Two layers (GS kill + onboard failsafe) covers most scenarios but leaves a gap: a drone in a normal flight mode, with comms up, but behaving unpredictably (firmware bug, sensor glitch, motor failure producing wrong IMU readings). Neither the GS kill nor the onboard failsafe fires; the operator needs a hardware-level authority. Layer 3 closes that gap.

A fourth layer is theoretically possible — a hardware kill wired into the battery harness, say, that cuts power at the BEC regardless of the autopilot's state. We don't currently need it; the X500 V2 reference hardware has no such wiring, and we haven't seen a failure mode on PX4 that three layers don't catch. If that changes, we'll add it.

Drill the procedure monthly

The layers only work if operators can activate them under stress. The pre-flight checklist recommends a monthly drill per operator: run a simulator session, trigger each layer, time the response. Goal: any layer activatable within 2 seconds of recognition. Operators who can't do that get re-trained before they fly real hardware.

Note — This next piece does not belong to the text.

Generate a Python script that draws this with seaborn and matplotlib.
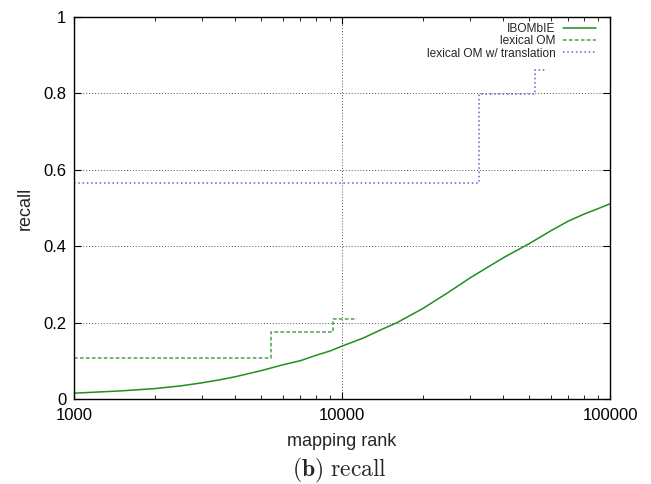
import numpy as np
import pandas as pd
import matplotlib
matplotlib.use("Agg")
import matplotlib.pyplot as plt
import matplotlib.ticker as mticker
import seaborn as sns

# recall vs mapping rank
rank_ibombie = [1000, 1500, 2000, 2500, 3000, 3500, 4000, 5000, 6000, 7000,
                8000, 9000, 10000, 12000, 14000, 16000, 20000, 25000, 30000,
                40000, 50000, 60000, 70000, 80000, 90000, 100000]
recall_ibombie = [0.016, 0.022, 0.028, 0.035, 0.043, 0.051, 0.059, 0.075, 0.090, 0.101,
                  0.115, 0.126, 0.139, 0.160, 0.182, 0.200, 0.237, 0.280, 0.317,
                  0.370, 0.407, 0.440, 0.466, 0.484, 0.498, 0.511]

rank_lexical = [1000, 5430, 9230, 11360]
recall_lexical = [0.109, 0.176, 0.2105, 0.2105]

rank_trans = [1000, 32400, 52300, 58000]
recall_trans = [0.565, 0.799, 0.861, 0.861]

labels = ["IBOMbIE", "lexical OM", "lexical OM w/ translation"]
colors = ["#1f8f1f", "#4aa04a", "#5566cc"]

sns.set_theme(style="ticks")
plt.rcParams['font.family'] = ['Liberation Sans', 'DejaVu Sans']

fig = plt.figure(figsize=(6.51, 4.84), dpi=100)
ax = fig.add_axes([74 / 651, 1 - 399.3 / 484, 536 / 651, 382.6 / 484])

df1 = pd.DataFrame({"rank": rank_ibombie, "recall": recall_ibombie})
df2 = pd.DataFrame({"rank": rank_lexical, "recall": recall_lexical})
df3 = pd.DataFrame({"rank": rank_trans, "recall": recall_trans})

sns.lineplot(data=df1, x="rank", y="recall", ax=ax, color=colors[0], lw=1.1,
             label=labels[0])
sns.lineplot(data=df2, x="rank", y="recall", ax=ax, color=colors[1], lw=1.1,
             drawstyle="steps-post", linestyle=(0, (2.4, 1.5)), label=labels[1])
sns.lineplot(data=df3, x="rank", y="recall", ax=ax, color=colors[2], lw=1.1,
             drawstyle="steps-post", linestyle=(0, (1, 1.8)), label=labels[2])

ax.set_xscale("log")
ax.set_xlim(1000, 100000)
ax.set_ylim(0, 1)
ax.set_xticks([1000, 10000, 100000])
ax.xaxis.set_major_formatter(mticker.FuncFormatter(lambda v, p: f"{int(v)}"))
ax.xaxis.set_minor_formatter(mticker.NullFormatter())
ax.set_yticks([0, 0.2, 0.4, 0.6, 0.8, 1.0])
ax.yaxis.set_major_formatter(mticker.FuncFormatter(lambda v, p: f"{v:g}"))

ax.tick_params(which="both", direction="in", top=True, right=True, colors="black",
               labelsize=12)
ax.tick_params(which="major", length=5, width=0.8)
ax.tick_params(which="minor", length=3, width=0.6)
ax.tick_params(axis="x", which="major", pad=6)
ax.tick_params(axis="y", which="major", pad=5.5)
for s in ax.spines.values():
    s.set_color("black")
    s.set_linewidth(1.0)

ax.grid(True, which="major", color="#555555", linestyle=(0, (1, 2)), lw=0.7)

ax.set_xlabel("mapping rank", fontsize=13)
ax.xaxis.set_label_coords(0.5, -(441 - 399.3) / 382.6)
ax.xaxis.label.set_va("center")
ax.set_ylabel("recall", fontsize=13)
ax.yaxis.set_label_coords(-(74 - 25) / 536, 0.5)
ax.yaxis.label.set_va("center")

leg = ax.legend(loc="upper right", bbox_to_anchor=(522 / 536, 0.984),
                frameon=False, markerfirst=False, fontsize=8.6,
                handlelength=2.8, handletextpad=0.6, labelspacing=0.03,
                borderpad=0, borderaxespad=0)

fig.text(339 / 651, 1 - 476 / 484, r"$\mathbf{(b)}\ \mathrm{recall}$",
         ha="center", va="baseline", fontsize=17, math_fontfamily="cm")

fig.savefig("out.png", dpi=100)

Gov and defence procurement reviewers tend to ask for the drill cadence specifically — "how often do your operators practice emergency procedures?" The answer "monthly, with timestamped sim logs" is a different answer from "whenever they feel like it". We bake the cadence into the checklist so customers can adopt it without inventing one themselves.

What it doesn't do

Three layers of safety do not replace good mission planning, good airmanship, or good judgement about when not to fly. Every layer is a failure-response mechanism, not a prevention mechanism. The Pre-Flight Health Panel (eight automated checks + AI-assisted go/no-go) is the prevention layer — it stops missions that shouldn't be launched in the first place. The three kill layers are what catches the ones that do launch and go wrong.

The procurement question isn't just "how do you stop it?" It's "how many independent ways can you stop it, and have you tested them recently?" For Overwatch, the answer is three and yes.